The Writing (~440 hours): This is the core. The 50,000 words that currently make up the manuscript. It's the daily battle with the blank page, the wrestling of scenes into shape, and the quiet, maddening search for the perfect word.
The Art (~70 hours): This is the visual soul. Every character portrait, every uniform design, every atmospheric sketch is a multi-hour deep dive into the aesthetic of the world. It is the process of giving a face to the ghosts that haunt the prose.
The "Invisible" Work (~60 hours): This is the part no one ever sees. It's the countless hours spent in deep-dive explorations like the ones I'll be sharing here—the "what-if" scenarios, the psychological dissections, the brainstorming that sharpens a character's voice or untangles a knot in the plot. It is the vast, submerged part of the iceberg that gives the visible tip its stability and its meaning.

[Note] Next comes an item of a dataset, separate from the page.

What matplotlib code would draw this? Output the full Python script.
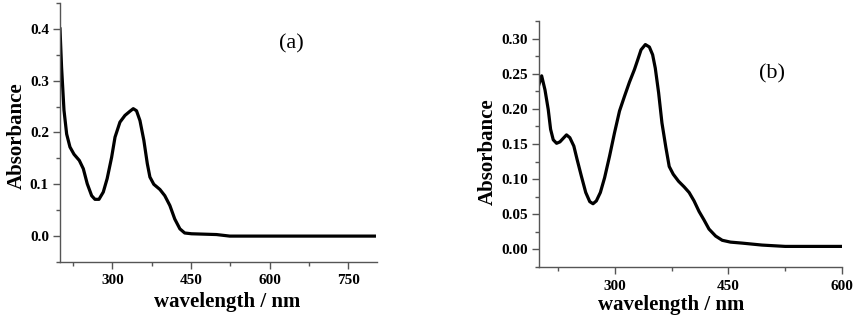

Seeing that number wasn't a cause for complaint. It was a cause for a profound sense of gratitude. The thought that followed the initial shock was simple: I get to love what I'm doing.
And that gratitude, I think, comes from a place of deep, almost foundational, love. My life, it seems, has always been charted by the sea. I grew up in a house where my mother’s love for the ocean was a constant, tangible presence—old glass buoys hung like captured stars, and the grim, beautiful poetry of sea shanty CDs was the soundtrack to our days. The very first book I ever truly read on my own was In the Heart of the Sea, the harrowing, real-life account of the wreck of the whaleship Essex. The horror and the majesty of it never left me.
Years later, after my own time in the military, I found myself watching the Pirates of the Caribbean films not for the pirates, but for the breathtaking, terrifying majesty of the Royal Navy. This, of course, led me down the inevitable path to Hornblower and Jack Aubrey, the twin pillars of the genre.
To me, the Age of Sail frigate is the single most beautiful and elegant piece of engineering humanity has ever conceived. It is a living thing, a cathedral of wood and canvas powered by a god’s own breath. I am not ashamed to say that the sight of a ship under full sail, catching the wind just so, can move me to tears.
So, to finally tell my own maritime story, even one that sometimes goes ashore, is not just a creative choice. It is a source of tremendous, soulful congruence. It is me, finally, sailing home.
The abyss demands a tithe, it's true. But when you are charting a course into a world that feels this real, this vital, it is a price paid with joy. Thank you for coming along on the voyage.